Yield to Traffic. Almost always, drivers on a smaller road must yield (wait) for traffic on a major or larger road. If there is no stop sign or traffic signal and you are coming from a smaller roadway (out of a driveway, from a sidewalk, a bike path, etc.), you must slow down and look to see if the way is clear before proceeding. Yield to pedestrians in a crosswalk.
Be Predictable. Ride in a straight line, not in and out of cars. Signal your moves to others.
Stay Alert at All Times. Use your eyes and ears. Watch out for potholes, cracks, wet leaves, storm grates, railroad tracks, or anything that could make you lose control of your bike. Listen for traffic and avoid dangerous situations; don’t use personal electronics when you ride.

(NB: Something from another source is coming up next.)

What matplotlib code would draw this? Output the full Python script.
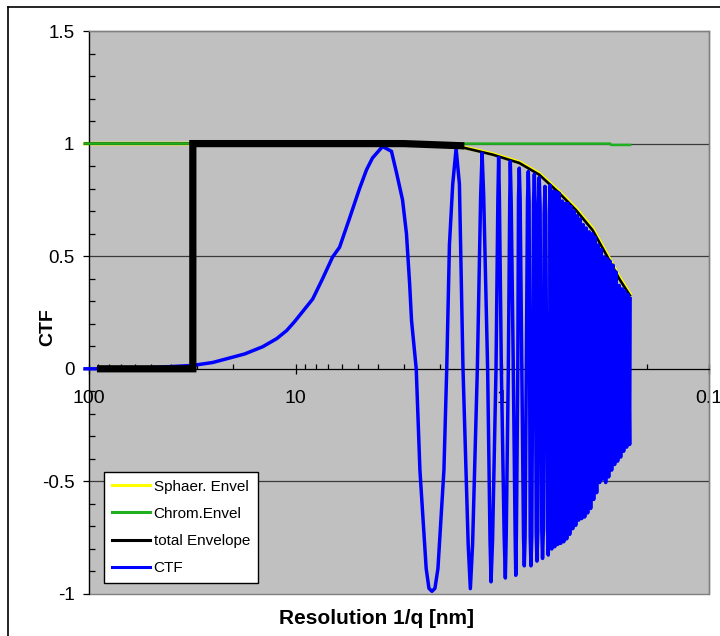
import matplotlib
matplotlib.use('Agg')
import matplotlib.pyplot as plt
from matplotlib.ticker import FixedLocator, FixedFormatter, MultipleLocator, NullFormatter, LogLocator
from matplotlib.lines import Line2D
from matplotlib.patches import Rectangle

plt.rcParams['font.family'] = ['Liberation Sans', 'DejaVu Sans']
plt.rcParams['path.simplify'] = False

# ---------------- data (resolution in nm) ----------------
# CTF: slowly rising part, first hump and the resolved oscillations
ctf_res = [104.5, 91.5, 50.7, 31.45, 25.2, 17.64, 14.44, 12.35, 11.05, 10.11,
           8.27, 7.41, 6.63, 6.13, 5.48, 4.91, 4.54, 4.25, 3.80, 3.44,
           3.25, 3.04, 2.91, 2.81, 2.75, 2.61, 2.505, 2.336, 2.265, 2.191,
           2.119, 2.049, 1.917, 1.858, 1.803, 1.738, 1.674, 1.613, 1.550, 1.463,
           1.428, 1.393, 1.321, 1.273, 1.253, 1.231, 1.178, 1.147, 1.134, 1.115,
           1.073, 1.051, 1.042, 1.033, 1.011, 0.980, 0.967, 0.9575, 0.9355, 0.921,
           0.915, 0.906, 0.885, 0.8673, 0.861, 0.8549, 0.8417,
           0.8352, 0.828, 0.8202, 0.7899, 0.783, 0.7760, 0.7555, 0.749, 0.7421,
           0.7331, 0.727, 0.7202, 0.7067, 0.700, 0.6942, 0.6858, 0.680, 0.6737,
           0.6685, 0.663, 0.6567, 0.6444, 0.639, 0.6330, 0.6274, 0.622, 0.6164,
           0.6048, 0.5995, 0.5942]
ctf_val = [0, 0, 0.005, 0.015, 0.028, 0.066, 0.098, 0.134, 0.17, 0.21,
           0.31, 0.40, 0.496, 0.54, 0.67, 0.80, 0.884, 0.936, 0.987, 0.966,
           0.87, 0.75, 0.60, 0.38, 0.214, 0.0, -0.45, -0.887, -0.975, -0.988,
           -0.975, -0.887, -0.45, 0.0, 0.55, 0.82, 0.978, 0.82, 0.0, -0.78,
           -0.976, -0.78, 0.0, 0.77, 0.958, 0.77, 0.0, -0.76, -0.946, -0.76,
           0.0, 0.75, 0.939, 0.75, 0.0, -0.74, -0.929, -0.74, 0.0, 0.74,
           0.921, 0.74, 0.0, -0.73, -0.917, -0.73, 0.0,
           0.757, 0.891, 0.757, -0.744, -0.875, -0.744, 0.745, 0.876, 0.745,
           -0.744, -0.875, -0.744, 0.734, 0.864, 0.734, -0.726, -0.854, -0.726,
           0.723, 0.85, 0.723, -0.716, -0.842, -0.716, 0.689, 0.81, 0.689,
           -0.703, -0.827, -0.703]
# CTF: dense, unresolved oscillations (alternating maxima / minima)
dense_res = [0.5864, 0.5767, 0.5671, 0.5577, 0.5485, 0.5394, 0.5305, 0.5217, 0.5131, 0.5046,
             0.4962, 0.4880, 0.4800, 0.4720, 0.4642, 0.4565, 0.4490, 0.4415, 0.4342, 0.4270,
             0.4200, 0.4130, 0.4062, 0.3995, 0.3929, 0.3864, 0.3800, 0.3737, 0.3675, 0.3614,
             0.3554, 0.3496, 0.3438, 0.3381, 0.3325, 0.3270, 0.3216, 0.3162, 0.3110, 0.3058,
             0.3008, 0.2958, 0.2909, 0.2861, 0.2813, 0.2767, 0.2721, 0.2676, 0.2632, 0.2588,
             0.2545, 0.2503, 0.2462, 0.2421, 0.2408]
dense_val = [0.815, -0.80, 0.79, -0.79, 0.785, -0.78, 0.78, -0.775, 0.745, -0.768,
             0.735, -0.755, 0.735, -0.735, 0.72, -0.71, 0.70, -0.695, 0.68, -0.672,
             0.665, -0.665, 0.64, -0.658, 0.625, -0.64, 0.608, -0.62, 0.60, -0.58,
             0.585, -0.55, 0.55, -0.505, 0.53, -0.49, 0.497, -0.505, 0.49, -0.48,
             0.478, -0.45, 0.46, -0.425, 0.43, -0.41, 0.37, -0.392, 0.355, -0.366,
             0.345, -0.348, 0.33, -0.336, 0.311]

env_res = [104.5, 9.56, 3.93, 2.518, 2.015, 1.527, 1.291, 1.114, 0.828, 0.663,
           0.530, 0.4406, 0.366, 0.310, 0.272, 0.2416]
env_total = [1.0, 1.0, 0.998, 0.992, 0.988, 0.981, 0.965, 0.951, 0.914, 0.862,
             0.78, 0.705, 0.616, 0.497, 0.40, 0.326]
env_sphaer = [1.0, 1.0, 0.998, 0.993, 0.989, 0.983, 0.968, 0.954, 0.918, 0.867,
              0.786, 0.712, 0.623, 0.505, 0.408, 0.333]

chrom_res = [104.5, 0.3008, 0.298, 0.2408]
chrom_val = [1.0, 1.0, 0.994, 0.994]

aperture_res = [91.5, 31.45, 31.45, 3.0, 1.527]
aperture_val = [0, 0, 1, 1, 0.99]

x_ticks = [100, 10, 1, 0.1]
x_ticklabels = ['100', '10', '1', '0.1']
y_ticks = [-1, -0.5, 0, 0.5, 1, 1.5]
y_ticklabels = ['-1', '-0.5', '0', '0.5', '1', '1.5']
legend_labels = ['Sphaer. Envel', 'Chrom.Envel', 'total Envelope', 'CTF']

# ---------------- figure ----------------
fig = plt.figure(figsize=(7.2, 6.36), dpi=100)
W, H = 720, 636
L, R, T, B = 89, 709, 31, 594
ax = fig.add_axes([L / W, 1 - B / H, (R - L) / W, (B - T) / H])
ax.set_facecolor('#C0C0C0')

ax.set_xscale('log')
ax.set_xlim(100, 0.1)
ax.set_ylim(-1, 1.5)

# grid lines
for yv in [-0.5, 0.5, 1.0]:
    ax.axhline(yv, color='#3a3a3a', lw=0.9, zorder=1)

ax.plot(env_res, env_sphaer, color='#FFFF00', lw=2.6, zorder=2, clip_on=False)
ax.plot(env_res, env_total, color='black', lw=1.9, zorder=3, clip_on=False)
ax.plot(chrom_res, chrom_val, color='#1FB01F', lw=1.8, zorder=3.5, clip_on=False)
ax.plot(ctf_res + dense_res, ctf_val + dense_val, color='#0000FF', lw=2.5, zorder=4,
        clip_on=False, solid_joinstyle='round')
ax.plot(aperture_res, aperture_val, color='black', lw=5.2, zorder=5,
        solid_joinstyle='miter', solid_capstyle='butt')

# spines
ax.spines['bottom'].set_position(('data', 0))
ax.spines['bottom'].set_color('black')
ax.spines['bottom'].set_linewidth(0.9)
ax.spines['left'].set_color('black')
ax.spines['left'].set_linewidth(0.9)
for s in ['top', 'right']:
    ax.spines[s].set_color('#808080')
    ax.spines[s].set_linewidth(1.0)
ax.add_patch(Rectangle((0, 0), 1, 1, transform=ax.transAxes, fill=False,
                       edgecolor='#808080', lw=1.0, zorder=0.5, clip_on=False))

# ticks
ax.xaxis.set_major_locator(FixedLocator(x_ticks))
ax.xaxis.set_major_formatter(FixedFormatter(x_ticklabels))
ax.xaxis.set_minor_locator(LogLocator(base=10, subs=[2, 3, 4, 5, 6, 7, 8, 9]))
ax.xaxis.set_minor_formatter(NullFormatter())
ax.tick_params(axis='x', which='major', direction='inout', length=7.5, width=0.9,
               pad=11.5, labelsize=14)
ax.tick_params(axis='x', which='minor', direction='in', length=3.5, width=0.9)

ax.yaxis.set_major_locator(FixedLocator(y_ticks))
ax.yaxis.set_major_formatter(FixedFormatter(y_ticklabels))
ax.yaxis.set_minor_locator(MultipleLocator(0.1))
ax.tick_params(axis='y', which='major', direction='out', length=4, width=0.9,
               pad=6.5, labelsize=13.5)
ax.tick_params(axis='y', which='minor', direction='in', length=4, width=0.9)

ax.set_xlabel('Resolution 1/q [nm]', fontsize=15, fontweight='bold')
ax.xaxis.set_label_coords((376.5 - L) / (R - L), -0.027)
ax.set_ylabel('CTF', fontsize=14, fontweight='bold')
ax.yaxis.set_label_coords(-0.053, 0.474)

# legend
handles = [Line2D([], [], color='#FFFF00', lw=2.2),
           Line2D([], [], color='#1FB01F', lw=2.2),
           Line2D([], [], color='black', lw=2.2),
           Line2D([], [], color='#0000FF', lw=2.2)]
leg = ax.legend(handles, legend_labels, loc='upper left',
                bbox_to_anchor=((104 - L) / (R - L), (B - 472) / (B - T)),
                borderaxespad=0, fontsize=11, frameon=True, fancybox=False,
                edgecolor='black', facecolor='white', framealpha=1,
                handlelength=2.5, handletextpad=0.25, labelspacing=0.86,
                borderpad=0.5)
leg.get_frame().set_linewidth(1.0)
leg.set_zorder(10)

# outer chart border (Excel chart area)
fig.add_artist(Line2D([8 / W, 8 / W], [0, 1 - 6.5 / H], color='black', lw=1.2))
fig.add_artist(Line2D([8 / W, 1], [1 - 6.5 / H, 1 - 6.5 / H], color='black', lw=1.2))

fig.savefig('out.png', dpi=100)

Look Before Turning. When turning left or right, always look behind you for a break in traffic, and then signal before making the turn. Watch for left- or right-turning traffic.
Watch for Parked Cars. Ride far enough out from the curb to avoid the unexpected from parked cars (like doors opening, or cars pulling out).
While it's not required by Washington law, it is good to wear a helmet for safety.  If you're cycling at night, make sure others can see you. Wear reflective clothing.  You may want to invest in some lighting for your bicycle.